[Stored dataset items]
=======

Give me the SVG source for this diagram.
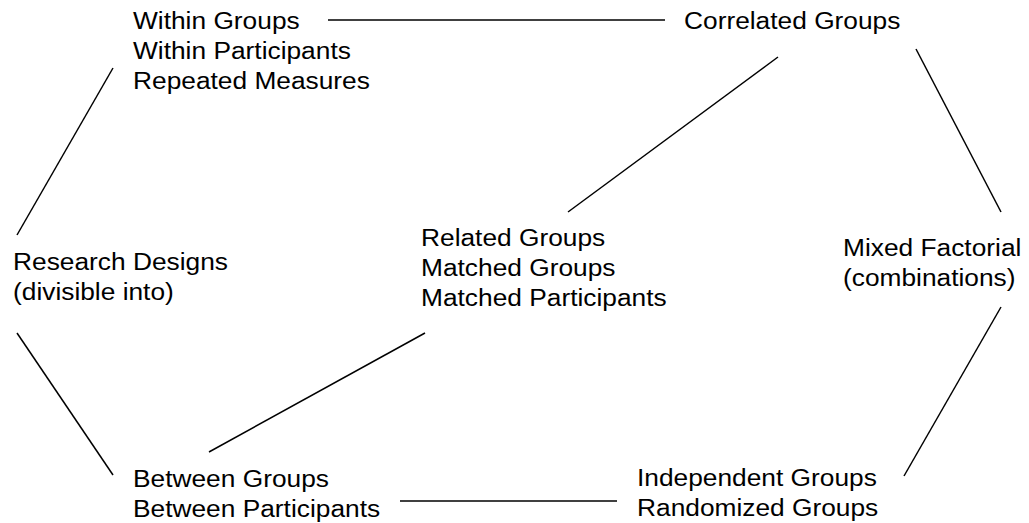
<svg xmlns="http://www.w3.org/2000/svg" width="1029" height="523" viewBox="0 0 1029 523">
<style>
.t{font-family:"Liberation Sans",Arial,sans-serif;font-size:23.5px;fill:#000}
.c line{stroke:#000;stroke-width:1.5;fill:none}
</style>
<rect width="1029" height="523" fill="#fff"/>
<g class="c" id="connectors">
<line x1="328" y1="20" x2="665" y2="20"/>
<line x1="778" y1="57" x2="568" y2="212"/>
<line x1="916" y1="49" x2="1001" y2="212"/>
<line x1="113" y1="68" x2="17" y2="235"/>
<line x1="17" y1="333" x2="113" y2="475"/>
<line x1="425" y1="333" x2="209" y2="452"/>
<line x1="1001" y1="307" x2="904" y2="476"/>
<line x1="400" y1="501" x2="617" y2="501"/>
</g>
<g id="within"><text class="t" transform="translate(133,29) scale(1.12,1)"><tspan x="0" y="0">Within Groups</tspan><tspan x="0" y="30">Within Participants</tspan><tspan x="0" y="60">Repeated Measures</tspan></text></g>
<g id="correlated"><text class="t" transform="translate(684,29) scale(1.12,1)"><tspan x="0" y="0">Correlated Groups</tspan></text></g>
<g id="research"><text class="t" transform="translate(13,270) scale(1.12,1)"><tspan x="0" y="0">Research Designs</tspan><tspan x="0" y="30">(divisible into)</tspan></text></g>
<g id="related"><text class="t" transform="translate(421,246) scale(1.12,1)"><tspan x="0" y="0">Related Groups</tspan><tspan x="0" y="30">Matched Groups</tspan><tspan x="0" y="60">Matched Participants</tspan></text></g>
<g id="mixed"><text class="t" transform="translate(843,256) scale(1.12,1)"><tspan x="0" y="0">Mixed Factorial</tspan><tspan x="0" y="30">(combinations)</tspan></text></g>
<g id="between"><text class="t" transform="translate(133,487) scale(1.12,1)"><tspan x="0" y="0">Between Groups</tspan><tspan x="0" y="30">Between Participants</tspan></text></g>
<g id="independent"><text class="t" transform="translate(637,486) scale(1.12,1)"><tspan x="0" y="0">Independent Groups</tspan><tspan x="0" y="30">Randomized Groups</tspan></text></g>
</svg>
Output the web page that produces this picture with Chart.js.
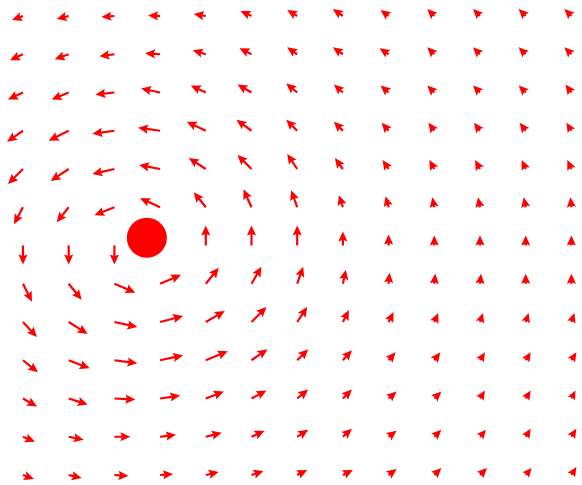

=======

Print all entries exactly. The images do not belong in the copy.

Give me the SVG source for this diagram.
<svg xmlns="http://www.w3.org/2000/svg" width="1029" height="523" viewBox="0 0 1029 523">
<style>
.t{font-family:"Liberation Sans",Arial,sans-serif;font-size:23.5px;fill:#000}
.c line{stroke:#000;stroke-width:1.5;fill:none}
</style>
<rect width="1029" height="523" fill="#fff"/>
<g class="c" id="connectors">
<line x1="328" y1="20" x2="665" y2="20"/>
<line x1="778" y1="57" x2="568" y2="212"/>
<line x1="916" y1="49" x2="1001" y2="212"/>
<line x1="113" y1="68" x2="17" y2="235"/>
<line x1="17" y1="333" x2="113" y2="475"/>
<line x1="425" y1="333" x2="209" y2="452"/>
<line x1="1001" y1="307" x2="904" y2="476"/>
<line x1="400" y1="501" x2="617" y2="501"/>
</g>
<g id="within"><text class="t" transform="translate(133,29) scale(1.12,1)"><tspan x="0" y="0">Within Groups</tspan><tspan x="0" y="30">Within Participants</tspan><tspan x="0" y="60">Repeated Measures</tspan></text></g>
<g id="correlated"><text class="t" transform="translate(684,29) scale(1.12,1)"><tspan x="0" y="0">Correlated Groups</tspan></text></g>
<g id="research"><text class="t" transform="translate(13,270) scale(1.12,1)"><tspan x="0" y="0">Research Designs</tspan><tspan x="0" y="30">(divisible into)</tspan></text></g>
<g id="related"><text class="t" transform="translate(421,246) scale(1.12,1)"><tspan x="0" y="0">Related Groups</tspan><tspan x="0" y="30">Matched Groups</tspan><tspan x="0" y="60">Matched Participants</tspan></text></g>
<g id="mixed"><text class="t" transform="translate(843,256) scale(1.12,1)"><tspan x="0" y="0">Mixed Factorial</tspan><tspan x="0" y="30">(combinations)</tspan></text></g>
<g id="between"><text class="t" transform="translate(133,487) scale(1.12,1)"><tspan x="0" y="0">Between Groups</tspan><tspan x="0" y="30">Between Participants</tspan></text></g>
<g id="independent"><text class="t" transform="translate(637,486) scale(1.12,1)"><tspan x="0" y="0">Independent Groups</tspan><tspan x="0" y="30">Randomized Groups</tspan></text></g>
</svg>
Output the web page that produces this picture with Chart.js.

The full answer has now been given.